1. Pestisida Racun Kontak, berarti mempunyai daya bunuh setelah
tubuh jasad terkena sasaran.
2. Pestisida Fumigan, berarti mempunyai daya bunuh setelah jasad
sasaran terkena uap atau gas.
3. Pestisida Sistemik, berarti dapat ditranslokasi melalui jaringan
tanaman. Hama akan mati apabila mengisap atau memakan jaringan
tanaman.
4. Pestisida Lambung, berarti mempunyai daya bunuh setelah jasad
sasaran mekmakan pestisida.
8
c. Berdasarkan Sifat Fisik :
1. Cairan Emulsi, Pestisida golongan ini berbentuk cairan emulsi
karena berupa cairan perekat yang dapat dicampur dengan air dan
akan membentuk emulsi.
2. Pestisida Butiran (gramulars), biasanya digunakan sebagai
insektisida sistemik. Dapat digunakan bersamaan waktu tanam untuk
melindungi tanaman pada umur awal.
3. Debu (Dust), komposisi pestisida ini biasanya terdiri atas bahan aktif
dan zat pembawa seperti talek. Formulasi ini kurang banyak
digunakan karena efektivitas mengenai sasaran hanya antara 10 - 40
% saja.
4. Tepung (Powder), komposisi biasanya terdiri atas bahan aktif dan
bahan pembawa seperti tanah dan talek ( 50 – 75 % ).

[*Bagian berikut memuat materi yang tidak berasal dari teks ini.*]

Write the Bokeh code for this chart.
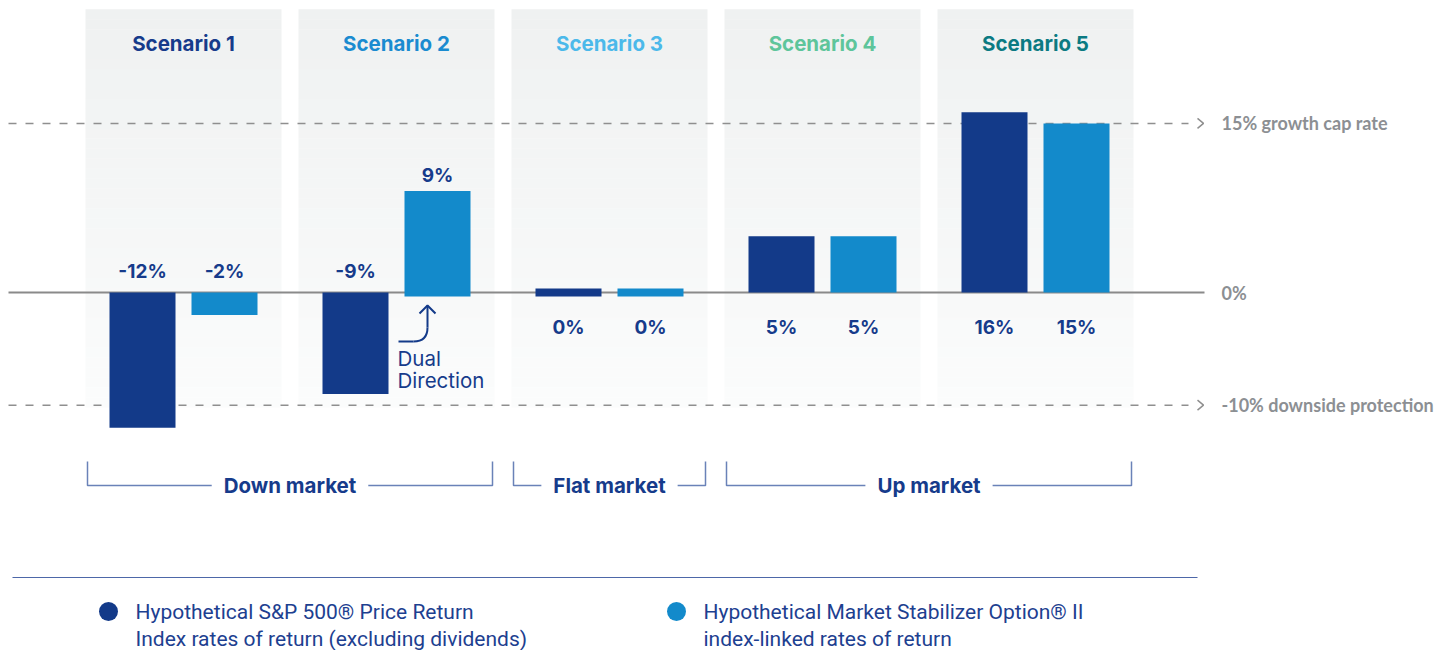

5. Oli (Oil), Pestisida ini biasanya dapat dikenal dengan singkatan SCO
(Solluble Concentrate in Oil), biasanya dicampur dengan larutan
minyak seperti Xylen, Karosen atau Aminoester.
6. Fumigansia (fumigant), pestisida ini berupa zat kimia yang dapat
menghasilkan gas, bau, uap asap yang berfungsi untuk membunuh
hama. Biasanya digunakan di gudang penyimpanan. (Kardinan,
2001).
Selain penggolongan berdasar sifat-sifat pestisida, berdasarkan
ketahanannya dilingkungan, maka pestisida dapat dikelompokkan atas dua
golongan yaitu yang resisten dimana meninggalkan pengaruh terhadap
lingkungan dan yang kurang resisten. Pestisida yang termasuk
organochlorines termasuk pestisida yang resisten pada lingkungan dan
meninggalkan residu yang terlalu lama dan dapat terakumulasi dalam
jaringan melalui rantai makanan, contohnya DDT, Cyclodienes,
Hexachlorocyclohexane (HCH), endrin. Pestisida kelompok organofosfat
adalah pestisida yang mempunyai pengaruh yang efektif sesaat saja dan
cepat terdegradasi di tanah, contohnya Disulfoton, Parathion, Diazinon,
Azodrin, Gophacide dan lain-lain (Sudarmo,1991).
9
2.1.3. Peranan Pestisida dalam Bidang Pertanian
Dalam bidang pertanian, Pestisida merupakan sarana untuk
membunuh jasad pengganggu tanaman. Dalam konsep pengendalian Hama
Terpadu, pestisida berperan sebagai salah satu komponen pengendalian, yang
mana harus sejalan dengan komponen pengendalian hayati, efisien untuk
mengendalikan hama tertentu, mudah terurai dan aman bagi lingkungan
sekitarnya. Penerapan usaha intensifikasi pertanian yang menerapkan
berbagai teknologi seperti penggunaan pupuk, varietas unggul, perbaikan
pengairan, pola tanam serta usaha pembukaan lahan baru akan membawa
perubahan pada ekosistem yang sering kali diikuti dengan timbulnya masalah
serangan jasad pengganggu. Cara lain untuk mengatasi jasad pengganggu
selain menggunakan pestisida kadang-kadang memerlukan waktu, biaya dan
tenaga yang besar dan hanya dapat dilakukan pada kondisi tertentu. Sampai
saat ini hanya pestisida yang mampu melawan jasad pengganggu dan
berperan besar dalam menyelamatkan kehilangan hasil (Sudarno,1991).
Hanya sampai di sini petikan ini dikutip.